1955 U.S. Tax Ct. LEXIS 57 | Tax Ct. | 1955
Lead Opinion
OPINION.
The question whether amounts received under retirement or pension plans provided by local law, qualify for exemption under section 22 (b) (5) of the Code, as “amounts received, * * * under workmen’s compensation acts, as compensation for personal injuries or sickness,” has been considered by this and other courts in several cases. In William L. Neill, 17 T. C. 1015, this Court allowed exemption for a disability pension received under the same local law here involved, after stating as follows:
Although it may well be doubtful whether these provisions are literally applicable in situations of this type, the exemption has nevertheless been considered effective where the taxpayer had been retired by reason of injuries sustained in the line of duty. * * *
However, in Waller v. United States, 180 F. 2d 194, the Court of Appeals for the District of Columbia in considering disability payments received, under the Public Health Service Act, disallowed the exemption. It said:
We would not be justified in assimilating pay for retirement due to disability to compensation for personal injuries or sickness under a Workmen’s Compensation Act. Legislation of the latter character has a purpose of fixing and making certain the payment of some compensation for injury, free of the risks of litigation based on negligence. The amount of compensation depends upon the nature of the injury, which is translated into the degree of loss of earning power. Appellant, however, receives pay on retirement because of services previously performed and as part of a system for maintaining an efficient service. This is so notwithstanding that the occasion of appellant’s retirement was disability rather than age, under the provisions of the statute which permits disability to accelerate the time of retirement in advance of the normal retirement age. The two types of legislation are not the same. Both have long been commonly known. Retirement pay is not known as workmen’s compensation, nor is the latter known as the former. Had Congress intended to exempt retirement pay from taxation, it would not have left the effectuation of its intention to the dubious fate of rulings by administrators or courts that such pay is free of tax burden because workmen’s compensation is expressly made so. * * *
See also George E. Murphy, 20 T. C. 746, in which exemption was denied for á disability pension paid under the laws of the State of Massachusetts.

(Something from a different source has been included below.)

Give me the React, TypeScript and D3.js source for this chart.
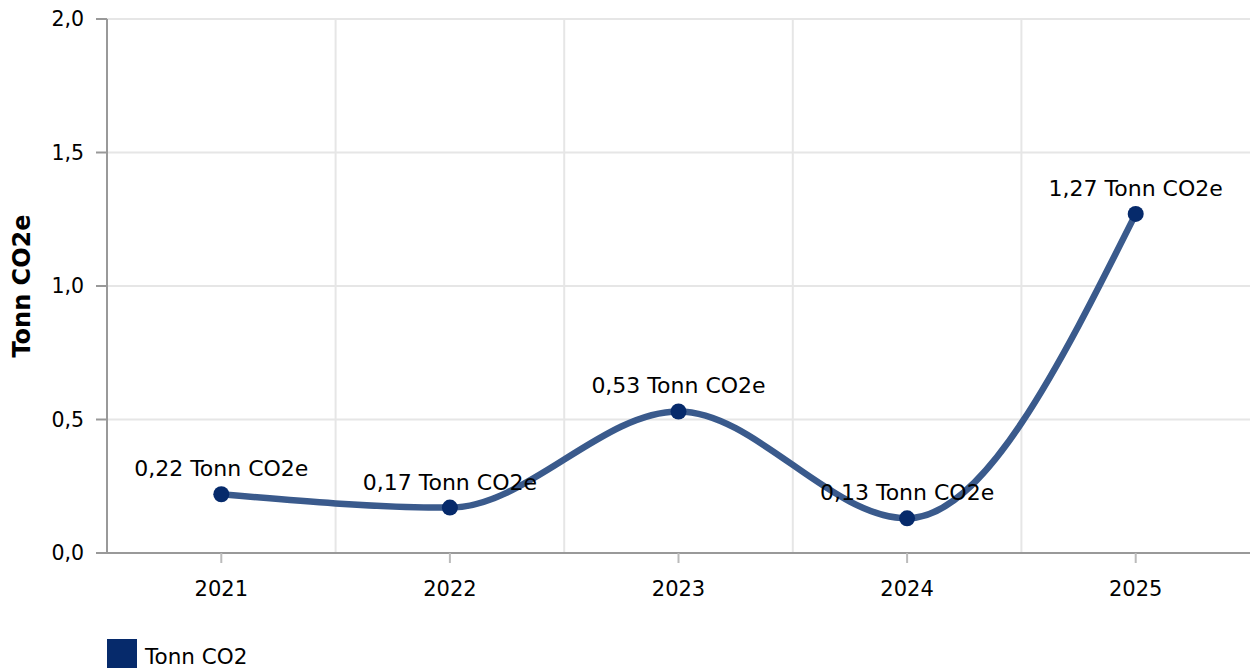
import React from "react";
import * as d3 from "d3";

const categories = ["2021", "2022", "2023", "2024", "2025"];
const values = [0.22, 0.17, 0.53, 0.13, 1.27];
const yTicks = [0, 0.5, 1.0, 1.5, 2.0];
const seriesName = "Tonn CO2";
const unitLabel = "Tonn CO2e";
const yTitle = "Tonn CO2e";

const W = 1250;
const H = 668;
const left = 107;
const right = 1250;
const top = 19;
const bottom = 553;
const font = "'DejaVu Sans', Verdana, sans-serif";

const fmt = (v: number, d: number) => v.toFixed(d).replace(".", ",");

export default function App() {
  const x = d3.scaleBand<string>().domain(categories).range([left, right]);
  const y = d3.scaleLinear().domain([0, 2]).range([bottom, top]);
  const cx = (c: string) => (x(c) as number) + x.bandwidth() / 2;
  const pts: [number, number][] = values.map((v, i) => [cx(categories[i]), y(v)]);
  const line = d3.line().curve(d3.curveMonotoneX)(pts) as string;
  const boundaries = categories.slice(1).map((c) => x(c) as number);

  return (
    <svg width={W} height={H} style={{ position: "absolute", left: 0, top: 0, fontFamily: font }}>
      {yTicks.map((t) => (
        <g key={"y" + t}>
          <line x1={left} x2={right} y1={y(t)} y2={y(t)} stroke="#e6e6e6" strokeWidth={2} />
          <line x1={96} x2={left} y1={y(t)} y2={y(t)} stroke="#999" strokeWidth={2} />
          <text x={84} y={y(t) + 7} textAnchor="end" fontSize={20.5} fill="#000">
            {fmt(t, 1)}
          </text>
        </g>
      ))}
      {boundaries.map((b, i) => (
        <line key={"v" + i} x1={b} x2={b} y1={top} y2={bottom} stroke="#e6e6e6" strokeWidth={2} />
      ))}
      <line x1={left} x2={left} y1={top} y2={bottom} stroke="#999" strokeWidth={2} />
      <line x1={left} x2={right} y1={bottom} y2={bottom} stroke="#999" strokeWidth={2} />
      {categories.map((c) => (
        <g key={c}>
          <line x1={cx(c)} x2={cx(c)} y1={bottom} y2={bottom + 10} stroke="#bbb" strokeWidth={2} />
          <text x={cx(c)} y={bottom + 43} textAnchor="middle" fontSize={21} fill="#000">
            {c}
          </text>
        </g>
      ))}
      <text
        transform={`translate(30,${(top + bottom) / 2}) rotate(-90)`}
        textAnchor="middle"
        fontSize={24}
        fontWeight="bold"
        fill="#000"
      >
        {yTitle}
      </text>
      <path d={line} fill="none" stroke="#3a5a8c" strokeWidth={6.5} strokeLinecap="round" />
      {pts.map(([px, py], i) => (
        <g key={"p" + i}>
          <circle cx={px} cy={py} r={8} fill="#062a6b" />
          <text x={px} y={py - 18} textAnchor="middle" fontSize={22} fill="#000">
            {fmt(values[i], 2) + " " + unitLabel}
          </text>
        </g>
      ))}
      <rect x={107} y={639} width={30} height={30} fill="#062a6b" />
      <text x={145} y={664} fontSize={21.5} fill="#000">
        {seriesName}
      </text>
    </svg>
  );
}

Even in those cases where exemption has been allowed on the theory that the disability payments were in the nature of “amounts received * * * under workmen’s compensation acts,” it has been universally recognized that the mere fact that the taxpayer was incapacitated at the time of retirement is not sufficient to bring the exemption into play. Cf. William L. Neill, supra. Bather, it must also be shown, consistent with such theory, that the injury or sickness which caused such disability arose out of and was incurred in the taxpayer’s regular performance of his duties. Normally^ retirement pay is not exempt, whether or not the retirement is the result of disability, if such disability merely occurred during the period of employment.

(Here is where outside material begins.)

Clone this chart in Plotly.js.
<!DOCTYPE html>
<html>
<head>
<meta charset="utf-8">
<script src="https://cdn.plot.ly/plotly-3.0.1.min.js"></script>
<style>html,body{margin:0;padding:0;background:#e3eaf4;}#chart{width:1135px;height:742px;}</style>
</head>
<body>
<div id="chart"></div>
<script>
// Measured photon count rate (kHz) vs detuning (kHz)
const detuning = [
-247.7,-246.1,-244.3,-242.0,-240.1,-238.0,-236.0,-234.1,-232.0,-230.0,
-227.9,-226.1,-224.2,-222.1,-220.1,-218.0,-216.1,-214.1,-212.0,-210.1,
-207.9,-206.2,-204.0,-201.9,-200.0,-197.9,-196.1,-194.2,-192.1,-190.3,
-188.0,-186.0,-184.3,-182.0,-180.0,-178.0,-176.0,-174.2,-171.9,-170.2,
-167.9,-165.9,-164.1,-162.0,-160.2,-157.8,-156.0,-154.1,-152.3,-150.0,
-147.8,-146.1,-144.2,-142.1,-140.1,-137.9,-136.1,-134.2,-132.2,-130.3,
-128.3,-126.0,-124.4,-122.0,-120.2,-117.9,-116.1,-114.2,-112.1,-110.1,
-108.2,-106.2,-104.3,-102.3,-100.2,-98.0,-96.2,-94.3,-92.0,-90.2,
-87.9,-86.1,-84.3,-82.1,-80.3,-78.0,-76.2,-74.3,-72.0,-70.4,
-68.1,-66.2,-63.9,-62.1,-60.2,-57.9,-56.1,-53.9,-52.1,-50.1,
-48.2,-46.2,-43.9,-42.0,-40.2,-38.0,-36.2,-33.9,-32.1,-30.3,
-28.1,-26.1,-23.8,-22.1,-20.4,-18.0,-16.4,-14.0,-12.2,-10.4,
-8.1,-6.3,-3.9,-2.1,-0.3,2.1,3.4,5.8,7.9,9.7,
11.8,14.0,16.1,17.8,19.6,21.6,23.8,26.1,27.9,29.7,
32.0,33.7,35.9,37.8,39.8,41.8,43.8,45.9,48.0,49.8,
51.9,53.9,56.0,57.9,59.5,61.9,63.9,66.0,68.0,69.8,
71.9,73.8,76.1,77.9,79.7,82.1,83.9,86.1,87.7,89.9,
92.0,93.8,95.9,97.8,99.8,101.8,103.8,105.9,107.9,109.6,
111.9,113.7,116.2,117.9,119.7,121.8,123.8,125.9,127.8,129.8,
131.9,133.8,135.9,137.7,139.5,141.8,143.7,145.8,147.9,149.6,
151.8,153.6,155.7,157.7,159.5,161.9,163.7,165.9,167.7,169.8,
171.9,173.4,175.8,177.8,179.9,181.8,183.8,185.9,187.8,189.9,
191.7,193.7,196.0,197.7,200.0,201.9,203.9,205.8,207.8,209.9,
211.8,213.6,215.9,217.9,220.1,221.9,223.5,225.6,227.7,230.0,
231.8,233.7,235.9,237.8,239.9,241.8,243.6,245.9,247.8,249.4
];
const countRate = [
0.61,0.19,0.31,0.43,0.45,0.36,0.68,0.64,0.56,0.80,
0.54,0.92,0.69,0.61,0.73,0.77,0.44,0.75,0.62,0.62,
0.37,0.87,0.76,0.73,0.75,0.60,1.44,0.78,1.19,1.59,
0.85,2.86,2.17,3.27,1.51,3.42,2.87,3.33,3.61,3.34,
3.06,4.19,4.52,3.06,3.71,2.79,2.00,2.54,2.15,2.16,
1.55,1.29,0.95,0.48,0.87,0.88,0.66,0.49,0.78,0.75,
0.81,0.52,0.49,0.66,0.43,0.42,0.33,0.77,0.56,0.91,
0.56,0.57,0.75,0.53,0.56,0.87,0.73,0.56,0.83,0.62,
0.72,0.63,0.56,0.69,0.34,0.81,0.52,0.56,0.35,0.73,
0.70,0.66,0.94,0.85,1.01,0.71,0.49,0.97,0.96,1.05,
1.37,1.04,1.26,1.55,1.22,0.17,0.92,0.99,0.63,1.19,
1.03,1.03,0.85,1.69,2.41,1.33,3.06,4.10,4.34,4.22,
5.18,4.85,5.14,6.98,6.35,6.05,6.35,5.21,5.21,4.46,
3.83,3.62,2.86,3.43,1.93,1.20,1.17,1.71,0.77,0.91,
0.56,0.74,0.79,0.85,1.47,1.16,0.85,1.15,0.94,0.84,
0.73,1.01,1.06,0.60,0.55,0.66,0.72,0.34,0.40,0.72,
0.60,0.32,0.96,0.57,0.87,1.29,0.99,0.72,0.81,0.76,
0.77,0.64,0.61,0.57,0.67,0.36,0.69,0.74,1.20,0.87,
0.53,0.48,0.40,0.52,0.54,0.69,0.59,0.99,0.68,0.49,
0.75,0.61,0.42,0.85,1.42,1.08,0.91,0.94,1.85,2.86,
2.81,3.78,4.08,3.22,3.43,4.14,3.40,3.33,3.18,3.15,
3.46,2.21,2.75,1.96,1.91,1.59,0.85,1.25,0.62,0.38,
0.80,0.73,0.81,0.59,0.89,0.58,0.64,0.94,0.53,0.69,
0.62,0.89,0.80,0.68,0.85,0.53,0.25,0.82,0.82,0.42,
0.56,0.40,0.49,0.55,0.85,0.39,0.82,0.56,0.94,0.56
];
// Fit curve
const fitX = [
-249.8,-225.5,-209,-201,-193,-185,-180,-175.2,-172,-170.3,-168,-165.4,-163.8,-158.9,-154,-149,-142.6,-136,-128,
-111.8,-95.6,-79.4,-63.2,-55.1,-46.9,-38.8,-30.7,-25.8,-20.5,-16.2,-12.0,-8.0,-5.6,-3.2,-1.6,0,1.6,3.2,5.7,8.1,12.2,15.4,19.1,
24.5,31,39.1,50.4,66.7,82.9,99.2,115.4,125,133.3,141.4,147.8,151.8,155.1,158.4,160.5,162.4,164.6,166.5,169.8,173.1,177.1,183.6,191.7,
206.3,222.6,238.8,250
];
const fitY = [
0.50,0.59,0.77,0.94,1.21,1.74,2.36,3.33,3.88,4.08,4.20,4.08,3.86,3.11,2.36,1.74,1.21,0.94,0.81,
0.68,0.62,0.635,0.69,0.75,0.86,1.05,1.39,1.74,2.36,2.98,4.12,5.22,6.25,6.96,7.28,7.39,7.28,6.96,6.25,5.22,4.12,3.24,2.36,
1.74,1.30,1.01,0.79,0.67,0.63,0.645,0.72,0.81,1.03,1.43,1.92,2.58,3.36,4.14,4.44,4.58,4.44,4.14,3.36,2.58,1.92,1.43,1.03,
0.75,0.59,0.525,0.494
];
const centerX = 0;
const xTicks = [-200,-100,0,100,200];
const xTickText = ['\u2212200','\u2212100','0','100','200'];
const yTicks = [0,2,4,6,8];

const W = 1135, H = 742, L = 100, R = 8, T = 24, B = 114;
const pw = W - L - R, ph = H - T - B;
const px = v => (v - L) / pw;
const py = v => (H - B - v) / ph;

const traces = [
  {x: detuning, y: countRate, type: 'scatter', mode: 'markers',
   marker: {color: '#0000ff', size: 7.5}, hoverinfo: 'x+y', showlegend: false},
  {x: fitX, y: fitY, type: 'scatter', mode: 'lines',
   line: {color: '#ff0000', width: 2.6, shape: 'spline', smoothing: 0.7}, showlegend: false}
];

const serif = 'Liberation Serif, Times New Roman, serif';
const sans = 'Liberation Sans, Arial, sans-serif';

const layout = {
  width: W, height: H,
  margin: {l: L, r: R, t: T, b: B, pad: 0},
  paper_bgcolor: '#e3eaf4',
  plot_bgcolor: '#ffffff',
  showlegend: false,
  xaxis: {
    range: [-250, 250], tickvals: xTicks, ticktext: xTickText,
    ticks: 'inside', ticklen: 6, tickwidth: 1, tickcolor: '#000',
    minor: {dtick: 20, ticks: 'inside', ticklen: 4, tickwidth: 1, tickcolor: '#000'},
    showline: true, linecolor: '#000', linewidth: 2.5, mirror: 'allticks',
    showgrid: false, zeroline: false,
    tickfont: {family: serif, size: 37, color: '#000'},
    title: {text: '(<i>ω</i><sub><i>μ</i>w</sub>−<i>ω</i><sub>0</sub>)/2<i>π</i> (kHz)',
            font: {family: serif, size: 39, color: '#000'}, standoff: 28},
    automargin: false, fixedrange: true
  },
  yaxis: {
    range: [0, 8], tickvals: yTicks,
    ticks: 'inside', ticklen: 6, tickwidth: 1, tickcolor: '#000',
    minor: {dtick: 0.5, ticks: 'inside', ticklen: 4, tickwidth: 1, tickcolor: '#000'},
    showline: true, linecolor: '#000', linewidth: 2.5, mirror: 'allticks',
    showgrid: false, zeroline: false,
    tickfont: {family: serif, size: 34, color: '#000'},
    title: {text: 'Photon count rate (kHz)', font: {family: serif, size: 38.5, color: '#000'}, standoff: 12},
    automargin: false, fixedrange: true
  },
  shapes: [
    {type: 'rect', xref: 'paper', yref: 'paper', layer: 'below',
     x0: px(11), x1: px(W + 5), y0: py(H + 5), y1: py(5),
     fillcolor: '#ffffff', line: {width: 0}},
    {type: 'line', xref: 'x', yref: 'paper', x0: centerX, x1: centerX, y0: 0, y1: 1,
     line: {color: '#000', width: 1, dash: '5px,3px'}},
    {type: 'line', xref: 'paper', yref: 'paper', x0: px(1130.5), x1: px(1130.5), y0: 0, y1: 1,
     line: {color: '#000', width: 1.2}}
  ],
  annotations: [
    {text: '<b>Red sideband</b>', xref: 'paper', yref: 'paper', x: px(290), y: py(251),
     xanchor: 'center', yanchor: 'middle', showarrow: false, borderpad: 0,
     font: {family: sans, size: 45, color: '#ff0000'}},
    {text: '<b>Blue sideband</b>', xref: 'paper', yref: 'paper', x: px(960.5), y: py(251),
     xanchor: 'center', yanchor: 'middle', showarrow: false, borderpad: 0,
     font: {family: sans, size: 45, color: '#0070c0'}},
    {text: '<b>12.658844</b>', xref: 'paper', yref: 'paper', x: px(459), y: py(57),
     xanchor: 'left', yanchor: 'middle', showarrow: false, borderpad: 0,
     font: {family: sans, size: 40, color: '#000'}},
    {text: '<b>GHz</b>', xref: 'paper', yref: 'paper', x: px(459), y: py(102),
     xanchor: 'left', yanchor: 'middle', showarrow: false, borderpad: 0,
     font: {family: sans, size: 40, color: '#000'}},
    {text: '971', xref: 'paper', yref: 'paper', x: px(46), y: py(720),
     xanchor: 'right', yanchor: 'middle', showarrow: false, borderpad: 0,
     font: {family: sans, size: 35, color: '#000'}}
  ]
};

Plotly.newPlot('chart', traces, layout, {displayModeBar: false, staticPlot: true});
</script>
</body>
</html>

In the instant case, we are unable to conclude that the disability pension received by Brown was equivalent to amounts received under workmen’s compensation acts, as compensation from his employer for injuries or sickness incurred in the line of duty. The certificate of the police physicians lists 5 causes of disability, of which the first 4 have not been shown to have been incurred in the line of duty. As regards the last statement on the certificate, pertaining to the baseball injury, it does not state the nature and extent of the injury as required by the local law, but is merely the statement of an event, which can be identified only by resort to collateral evidence, and which has not been shown to have been related to any of the other 4 causes of disability. The injury, which is described in the official report as a turned ankle, occurred 20 years prior to Brown’s retirement, and during such, period he continued to serve as a walking policeman.
Since it cannot be determined what portion, if any, of the monthly pension awarded to Brown represented compensation for injuries resulting from the baseball accident, and since the other causes of disability are not shown to have been incurred in the line of duty, we find it necessary to hold that the pension payment here involved is not exempt from tax under section 22 (b) (5) of the Code.
Decision will l>e entered for the respondent.